Activity 3

Submit this activity by pushing it to a new “Semester Project” git repository before class on 6 March 2025.

Instructions for completion:

  • Download the .qmd source code for this file from the course git repository.
  • Edit the document with your responses to the questions, and render the document into an html file.
  • Commit and push both the qmd source and the rendered html file to your semester project git repository.

Instructions for graduate students

The goals for this activity are for you to:

  • finalize the published paper in your field whose results you aim to reproduce as part of the semester project for this course,
  • thoroughly explore the dataset and understand the “data generation process”
  • identify the software packages you will need to implement to complete this reproduction analysis.

Fill out the information in the sections below.

Overview of the original paper

Citation

Add an in-text citation to your publication here:

(Recall that to complete this, you will need to ensure that the bibtex entry for your chosen paper is available in a .bib file in your project repository, and that the path to the bibliography file is specified in the YAML header).

Main results

What are the core results from the original analysis that you wish to reproduce?

Details of the dataset

Provide an overview of all details regarding the original dataset that you feel will be relevant for your re-analysis. For example, what are the different “types” of data relavent to this analysis (e.g. what are the columns in the dataset? Is each column categorical or continuous? How many observations are present? How are missing values represented?)

Details of the analytical approach

Provide an overview of the analytical approach used in the original study. Include both conceptual and practical information (e.g. what kind of analyses were conducted, and using which software packages?)

Path to reproduction

  • Describe what data are available, including links to all repositories.

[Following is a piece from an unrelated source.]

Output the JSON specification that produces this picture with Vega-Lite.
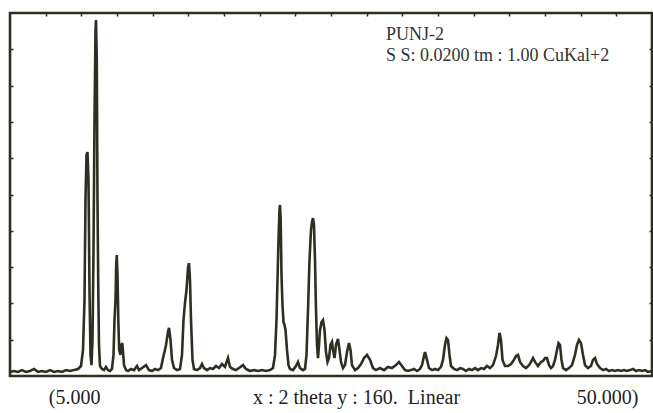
{
  "$schema": "https://vega.github.io/schema/vega-lite/v6.json",
  "width": 642,
  "height": 363,
  "autosize": {"type": "none"},
  "padding": {"left": 10, "top": 13, "right": 1, "bottom": 37},
  "background": "white",
  "config": {"view": {"stroke": "#2e2e22", "strokeWidth": 2.6}, "axis": {"grid": false}},
  "datasets": {
    "xrd": [
      {"t":5.000,"c":1.8},{"t":5.280,"c":2.2},{"t":5.561,"c":1.8},{"t":5.841,"c":2.6},{"t":6.121,"c":1.8},{"t":6.402,"c":2.2},{"t":6.682,"c":3.1},{"t":6.963,"c":1.8},{"t":7.243,"c":2.2},{"t":7.523,"c":1.8},{"t":7.804,"c":2.6},{"t":8.084,"c":1.8},{"t":8.364,"c":2.2},{"t":8.645,"c":1.8},{"t":8.925,"c":2.6},{"t":9.206,"c":2.2},{"t":9.486,"c":2.6},{"t":9.766,"c":3.1},
      {"t":9.977,"c":4.4},{"t":10.117,"c":11.5},{"t":10.222,"c":33.5},{"t":10.292,"c":77.6},{"t":10.362,"c":97.4},{"t":10.432,"c":98.7},{"t":10.502,"c":86.4},{"t":10.572,"c":37.9},{"t":10.642,"c":9.3},{"t":10.713,"c":4.8},{"t":10.783,"c":15.9},{"t":10.853,"c":55.5},{"t":10.923,"c":112.8},{"t":10.993,"c":152.5},{"t":11.028,"c":156.9},{"t":11.084,"c":139.3},{"t":11.133,"c":77.6},{"t":11.189,"c":37.9},{"t":11.238,"c":13.7},{"t":11.308,"c":4.4},
      {"t":11.449,"c":3.1},{"t":11.589,"c":2.6},{"t":11.729,"c":4.0},{"t":11.869,"c":2.6},{"t":12.009,"c":2.2},{"t":12.149,"c":3.1},{"t":12.255,"c":9.3},{"t":12.325,"c":24.7},{"t":12.395,"c":33.5},{"t":12.444,"c":48.9},{"t":12.486,"c":53.3},{"t":12.535,"c":44.5},{"t":12.591,"c":24.7},{"t":12.654,"c":11.5},{"t":12.745,"c":9.3},{"t":12.815,"c":13.7},{"t":12.871,"c":14.5},{"t":12.921,"c":10.6},{"t":12.991,"c":4.8},
      {"t":13.131,"c":2.6},{"t":13.271,"c":2.2},{"t":13.481,"c":3.1},{"t":13.692,"c":2.6},{"t":13.902,"c":4.4},{"t":14.042,"c":2.6},{"t":14.252,"c":3.5},{"t":14.533,"c":4.8},{"t":14.743,"c":2.6},{"t":14.953,"c":2.2},{"t":15.163,"c":3.1},{"t":15.374,"c":2.6},{"t":15.584,"c":3.5},
      {"t":15.724,"c":7.9},{"t":15.829,"c":10.6},{"t":15.934,"c":13.7},{"t":16.075,"c":19.4},{"t":16.145,"c":21.2},{"t":16.250,"c":15.9},{"t":16.355,"c":7.1},{"t":16.495,"c":3.5},{"t":16.706,"c":2.6},{"t":16.916,"c":3.1},
      {"t":17.056,"c":9.3},{"t":17.161,"c":24.7},{"t":17.266,"c":32.2},{"t":17.371,"c":37.9},{"t":17.477,"c":47.6},{"t":17.547,"c":49.8},{"t":17.617,"c":42.3},{"t":17.687,"c":24.7},{"t":17.792,"c":7.1},{"t":17.897,"c":3.1},
      {"t":18.107,"c":2.6},{"t":18.318,"c":3.5},{"t":18.458,"c":5.3},{"t":18.598,"c":3.5},{"t":18.808,"c":2.6},{"t":19.019,"c":3.5},{"t":19.229,"c":3.1},{"t":19.439,"c":4.4},{"t":19.649,"c":3.5},{"t":19.860,"c":5.3},{"t":20.070,"c":4.0},{"t":20.280,"c":7.9},{"t":20.420,"c":4.0},{"t":20.631,"c":3.1},{"t":20.841,"c":2.6},{"t":21.051,"c":3.5},{"t":21.332,"c":4.8},{"t":21.542,"c":3.1},
      {"t":21.822,"c":2.2},{"t":22.103,"c":2.6},{"t":22.383,"c":2.2},{"t":22.663,"c":2.6},{"t":22.944,"c":2.2},{"t":23.224,"c":2.6},{"t":23.434,"c":3.5},
      {"t":23.575,"c":9.3},{"t":23.680,"c":24.7},{"t":23.750,"c":42.3},{"t":23.820,"c":59.9},{"t":23.890,"c":73.2},{"t":23.925,"c":75.4},{"t":23.974,"c":68.8},{"t":24.030,"c":44.5},{"t":24.100,"c":31.3},{"t":24.170,"c":23.8},{"t":24.241,"c":22.5},{"t":24.311,"c":20.3},{"t":24.416,"c":11.5},{"t":24.521,"c":4.8},{"t":24.626,"c":3.1},
      {"t":24.836,"c":2.6},{"t":25.047,"c":4.4},{"t":25.187,"c":6.2},{"t":25.327,"c":3.5},{"t":25.537,"c":2.6},{"t":25.677,"c":3.1},
      {"t":25.783,"c":9.3},{"t":25.888,"c":29.1},{"t":25.993,"c":51.1},{"t":26.098,"c":64.4},{"t":26.168,"c":67.9},{"t":26.238,"c":69.6},{"t":26.308,"c":66.6},{"t":26.379,"c":51.1},{"t":26.449,"c":29.1},{"t":26.519,"c":13.7},{"t":26.589,"c":7.9},{"t":26.659,"c":13.7},{"t":26.729,"c":20.3},{"t":26.834,"c":23.8},{"t":26.939,"c":24.7},{"t":27.044,"c":20.3},{"t":27.149,"c":10.6},{"t":27.255,"c":6.2},
      {"t":27.360,"c":7.9},{"t":27.465,"c":13.7},{"t":27.570,"c":15.0},{"t":27.640,"c":11.5},{"t":27.745,"c":7.9},{"t":27.850,"c":13.7},{"t":27.991,"c":16.3},{"t":28.096,"c":11.5},{"t":28.201,"c":6.2},{"t":28.341,"c":3.5},{"t":28.481,"c":4.8},{"t":28.621,"c":10.6},{"t":28.762,"c":14.5},{"t":28.867,"c":11.5},{"t":28.972,"c":4.8},
      {"t":29.182,"c":2.6},{"t":29.392,"c":3.5},{"t":29.603,"c":5.3},{"t":29.813,"c":7.9},{"t":30.023,"c":9.3},{"t":30.234,"c":7.1},{"t":30.444,"c":3.5},{"t":30.654,"c":2.6},{"t":30.934,"c":3.5},{"t":31.215,"c":2.6},{"t":31.495,"c":4.0},{"t":31.776,"c":3.5},{"t":32.056,"c":4.8},{"t":32.266,"c":6.2},{"t":32.477,"c":4.4},{"t":32.687,"c":2.6},
      {"t":32.897,"c":2.2},{"t":33.107,"c":2.6},{"t":33.318,"c":3.1},{"t":33.528,"c":2.2},{"t":33.738,"c":3.1},{"t":33.879,"c":4.8},{"t":34.019,"c":8.8},{"t":34.089,"c":10.6},{"t":34.229,"c":7.1},{"t":34.369,"c":3.5},{"t":34.579,"c":2.6},{"t":34.790,"c":3.1},{"t":35.000,"c":2.6},
      {"t":35.210,"c":4.0},{"t":35.350,"c":7.1},{"t":35.490,"c":13.7},{"t":35.596,"c":16.7},{"t":35.701,"c":15.9},{"t":35.806,"c":9.3},{"t":35.911,"c":4.4},{"t":36.121,"c":3.1},
      {"t":36.332,"c":2.6},{"t":36.542,"c":3.5},{"t":36.752,"c":3.1},{"t":36.963,"c":2.2},{"t":37.173,"c":3.1},{"t":37.383,"c":2.6},{"t":37.593,"c":3.5},{"t":37.804,"c":2.6},{"t":38.014,"c":3.5},{"t":38.224,"c":3.1},{"t":38.435,"c":4.4},{"t":38.645,"c":3.5},{"t":38.855,"c":4.8},
      {"t":39.065,"c":8.8},{"t":39.206,"c":13.7},{"t":39.311,"c":19.0},{"t":39.416,"c":15.9},{"t":39.521,"c":7.1},{"t":39.696,"c":4.4},{"t":39.906,"c":4.4},{"t":40.117,"c":5.3},{"t":40.327,"c":7.1},{"t":40.467,"c":8.8},{"t":40.607,"c":9.3},{"t":40.748,"c":6.2},{"t":40.958,"c":4.4},{"t":41.168,"c":3.5},
      {"t":41.379,"c":4.8},{"t":41.519,"c":6.2},{"t":41.659,"c":7.9},{"t":41.799,"c":6.2},{"t":42.009,"c":4.4},{"t":42.220,"c":6.2},{"t":42.360,"c":6.6},{"t":42.500,"c":7.9},{"t":42.640,"c":7.9},{"t":42.780,"c":4.8},{"t":42.921,"c":3.5},{"t":43.061,"c":4.4},{"t":43.201,"c":7.1},{"t":43.341,"c":11.5},{"t":43.446,"c":14.5},{"t":43.551,"c":13.7},{"t":43.657,"c":7.1},{"t":43.762,"c":3.5},
      {"t":43.972,"c":2.6},{"t":44.182,"c":3.5},{"t":44.393,"c":4.8},{"t":44.603,"c":9.3},{"t":44.743,"c":13.7},{"t":44.883,"c":15.9},{"t":45.023,"c":14.5},{"t":45.164,"c":9.3},{"t":45.304,"c":4.8},{"t":45.514,"c":3.5},{"t":45.724,"c":4.4},{"t":45.864,"c":7.1},{"t":46.005,"c":7.9},{"t":46.145,"c":5.3},{"t":46.355,"c":3.5},
      {"t":46.565,"c":2.6},{"t":46.776,"c":3.1},{"t":46.986,"c":2.2},{"t":47.196,"c":2.6},{"t":47.407,"c":2.2},{"t":47.617,"c":2.6},{"t":47.827,"c":2.2},{"t":48.037,"c":2.6},{"t":48.248,"c":2.2},{"t":48.458,"c":2.6},{"t":48.668,"c":3.1},{"t":48.879,"c":2.2},{"t":49.089,"c":2.6},{"t":49.299,"c":2.2},{"t":49.509,"c":2.6},{"t":49.720,"c":1.8},{"t":50.000,"c":2.2}
    ],
    "notes": [
      {"t": 31.36, "c": 150.2, "label": "PUNJ-2"},
      {"t": 31.36, "c": 141.0, "label": "S S: 0.0200 tm : 1.00 CuKal+2"}
    ]
  },
  "resolve": {"axis": {"x": "independent", "y": "independent"}},
  "layer": [
    {
      "data": {"name": "xrd"},
      "mark": {"type": "line", "color": "#2e2e22", "strokeWidth": 2.6, "clip": true},
      "encoding": {
        "x": {
          "field": "t", "type": "quantitative",
          "scale": {"domain": [5, 50], "nice": false, "zero": false},
          "axis": {
            "orient": "bottom", "title": null, "domain": false, "ticks": false,
            "values": [9.49, 29.25, 46.85],
            "labelExpr": "datum.value < 20 ? '(5.000' : (datum.value < 40 ? 'x : 2 theta y : 160.\u00a0 Linear' : '50.000)')",
            "labelFont": "Liberation Serif", "labelFontSize": 20, "labelColor": "#222222", "labelLimit": 0,
            "labelPadding": 21, "labelBaseline": "middle", "labelFlush": false, "labelOverlap": false, "labelBound": false
          }
        },
        "y": {
          "field": "c", "type": "quantitative",
          "scale": {"domain": [0, 160], "nice": false, "zero": true},
          "axis": {
            "orient": "left", "title": null, "domain": false, "labels": false,
            "values": [16, 32, 48, 64, 80, 96, 112, 128, 144],
            "tickSize": -3, "tickColor": "#2e2e22", "tickWidth": 1.5
          }
        }
      }
    },
    {
      "data": {"name": "notes"},
      "mark": {"type": "text", "align": "left", "baseline": "middle", "font": "Liberation Serif", "fontSize": 18, "color": "#333333"},
      "encoding": {
        "x": {
          "field": "t", "type": "quantitative",
          "axis": {
            "orient": "top", "title": null, "domain": false, "labels": false,
            "values": [7.5, 10, 12.5, 15, 17.5, 20, 22.5, 25, 27.5, 30, 32.5, 35, 37.5, 40, 42.5, 45, 47.5],
            "tickSize": -3, "tickColor": "#2e2e22", "tickWidth": 1.5
          }
        },
        "y": {
          "field": "c", "type": "quantitative",
          "axis": {
            "orient": "right", "title": null, "domain": false, "labels": false,
            "values": [16, 32, 48, 64, 80, 96, 112, 128, 144],
            "tickSize": -3, "tickColor": "#2e2e22", "tickWidth": 1.5
          }
        },
        "text": {"field": "label"}
      }
    }
  ]
}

  • Describe what code is available, including links to all repositories.

Getting familiar with the data

  • Download the dataset and use dplyr to start familiarizing yourself with the structures and patterns in the dataset. Please include your code and the output below. (Try making at least 5 plots to conduct exploratory data analysis, and run 1–2 simple statistical models).

# Your code here; add more chunks as needed.

Instructions for undergraduate students

The goal for this activity is for you to finalize the open science dataset that you plan to explore as part of the semester project for this course, to understand the structure and content of the data, and to identify the software packages you will need to conduct your analysis/visualization.

Overview of the dataset

Description and source of data:

  • Describe how the dataset was generated (i.e. who collected the data, over what timeperiod, what was the purpose, etc.).

Your intended visualization

  • Describe the analysis/visualization you hope to generate from these data. For example, if you plan to visualize the data, what kind of graphs do you plan to make? What will be on the X- and Y-axes?

Getting familiar with the data

  • Download the dataset and use dplyr to start familiarizing yourself with the structures and patterns in the dataset. Please include your code and the output below.

# Your code here; add more chunks as needed.